La reforma de 1994, que entró en vigor hace diez años, imprimió nuevo carácter a la Corte. Sus nuevas facultades, su integración ya no exclusivamente de la mano presidencial, correspondió a la reconfiguración del sistema político. La nueva y dinámica distribución del poder en perjuicio del partido que lo monopolizaba, conseguida a través de los votos, encontró un adecuado complemento en los medios de control constitucional de que se dotó a la Corte.

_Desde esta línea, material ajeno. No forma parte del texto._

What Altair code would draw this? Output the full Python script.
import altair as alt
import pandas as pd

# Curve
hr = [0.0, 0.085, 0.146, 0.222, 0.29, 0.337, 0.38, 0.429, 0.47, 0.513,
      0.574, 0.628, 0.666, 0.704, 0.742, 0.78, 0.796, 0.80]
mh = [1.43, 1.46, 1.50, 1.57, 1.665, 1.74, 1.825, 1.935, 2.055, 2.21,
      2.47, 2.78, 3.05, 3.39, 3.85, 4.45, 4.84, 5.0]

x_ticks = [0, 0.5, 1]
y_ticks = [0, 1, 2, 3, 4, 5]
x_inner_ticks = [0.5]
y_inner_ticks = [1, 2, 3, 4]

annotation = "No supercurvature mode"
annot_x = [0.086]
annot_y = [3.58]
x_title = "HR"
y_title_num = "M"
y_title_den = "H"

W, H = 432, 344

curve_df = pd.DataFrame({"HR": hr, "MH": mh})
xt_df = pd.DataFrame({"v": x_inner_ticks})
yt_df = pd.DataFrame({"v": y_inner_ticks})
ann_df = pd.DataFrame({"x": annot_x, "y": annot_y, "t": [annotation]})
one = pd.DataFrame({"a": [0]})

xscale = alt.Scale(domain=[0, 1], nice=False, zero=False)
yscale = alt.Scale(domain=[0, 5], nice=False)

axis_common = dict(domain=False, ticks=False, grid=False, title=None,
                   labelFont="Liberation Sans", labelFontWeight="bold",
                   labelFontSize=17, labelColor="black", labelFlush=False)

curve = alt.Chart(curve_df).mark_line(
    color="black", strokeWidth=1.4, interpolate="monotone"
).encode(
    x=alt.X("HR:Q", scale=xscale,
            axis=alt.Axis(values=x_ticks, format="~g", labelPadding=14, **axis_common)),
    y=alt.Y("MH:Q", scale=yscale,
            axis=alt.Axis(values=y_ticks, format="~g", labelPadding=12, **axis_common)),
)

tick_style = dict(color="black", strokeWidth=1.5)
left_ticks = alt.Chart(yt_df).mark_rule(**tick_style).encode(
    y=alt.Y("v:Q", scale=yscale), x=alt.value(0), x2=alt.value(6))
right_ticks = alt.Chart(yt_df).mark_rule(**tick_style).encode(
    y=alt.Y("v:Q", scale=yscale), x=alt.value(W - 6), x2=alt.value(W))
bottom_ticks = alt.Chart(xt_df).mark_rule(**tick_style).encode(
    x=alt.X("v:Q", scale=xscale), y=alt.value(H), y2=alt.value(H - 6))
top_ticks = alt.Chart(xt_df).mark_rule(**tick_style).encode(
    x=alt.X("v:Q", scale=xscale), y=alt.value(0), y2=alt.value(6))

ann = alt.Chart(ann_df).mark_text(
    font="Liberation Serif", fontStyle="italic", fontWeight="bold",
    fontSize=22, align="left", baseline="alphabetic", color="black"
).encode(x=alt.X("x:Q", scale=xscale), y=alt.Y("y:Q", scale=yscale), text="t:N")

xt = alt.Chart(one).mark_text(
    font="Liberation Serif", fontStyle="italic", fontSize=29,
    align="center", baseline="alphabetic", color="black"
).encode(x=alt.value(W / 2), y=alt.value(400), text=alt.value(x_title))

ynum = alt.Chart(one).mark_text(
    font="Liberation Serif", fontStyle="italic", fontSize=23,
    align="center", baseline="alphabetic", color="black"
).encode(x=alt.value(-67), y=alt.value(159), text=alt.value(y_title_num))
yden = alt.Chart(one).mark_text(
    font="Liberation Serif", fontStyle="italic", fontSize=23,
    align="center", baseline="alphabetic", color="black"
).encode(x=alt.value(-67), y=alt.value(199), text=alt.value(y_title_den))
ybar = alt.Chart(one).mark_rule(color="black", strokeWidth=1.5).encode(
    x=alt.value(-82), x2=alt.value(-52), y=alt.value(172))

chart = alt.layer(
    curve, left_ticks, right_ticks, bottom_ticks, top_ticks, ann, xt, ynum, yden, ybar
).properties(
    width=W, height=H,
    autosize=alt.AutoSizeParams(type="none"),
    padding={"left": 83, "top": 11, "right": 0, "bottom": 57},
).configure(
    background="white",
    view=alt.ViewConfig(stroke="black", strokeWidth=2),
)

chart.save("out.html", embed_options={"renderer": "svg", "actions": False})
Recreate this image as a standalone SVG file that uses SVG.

Mediante la renovada controversia constitucional y la emergente acción de inconstitucionalidad los diversos niveles de Gobierno hallaron vías para su consolidación. No se ha establecido un idílico imperio del derecho, pero los municipios no están ya enteramente inermes frente a los poderes estatales, ni las diferencias entre éstos deben dirimirse sólo mediante la mediación o la imposición política del Senado.

Del menoscabo padecido durante largo tiempo el Poder Judicial ha pasado a tener, en el ámbito de la política, una posición tan amplia y eminente que a muchos lleva a condenar la judicialización de la política y aun a temer un Gobierno de los jueces. Lo cierto es que hoy el Judicial no es uno de los tres poderes, sino un poder sobre los dos restantes. Su tribunal electoral rige en último término a los partidos, los sujeta a sus determinaciones, puede aun suprimirlos.

Y ha sustituido al oprobioso colegio electoral en la suprema función de ungir al Ejecutivo.

El Judicial regula hoy más que nunca y en consecuencia somete, a los poderes elegidos. Somos testigos del ejercicio de esa condición. La semana pasada y ayer mismo el pleno de la Corte, once ministros no elegidos directamente sino designados mediante el concurso de los poderes surgidos de la votación popular, les han asignado o delimitado atribuciones. No hay norma expresa que otorgue al presidente de la República facultad para vetar el decreto de presupuesto, para formular observaciones. Y en el régimen de legalidad que es aplicable al Ejecutivo, ningún agente del Estado puede obrar si no está explícitamente facultado. Y sin embargo la Corte ha reconocido (así dicen sus conclusiones, aunque la verdad es que ha otorgado, como fuente de derecho) esa atribución presidencial. Y se dispone a establecer al alcance de la novísima facultad de la Cámara de Diputados de modificar el presupuesto, que en parte mantiene congelado.

Por todo ello es preciso que la sociedad conozca al Poder Judicial, su funcionamiento, a quienes lo integran, pues cada día dependemos más de ellos.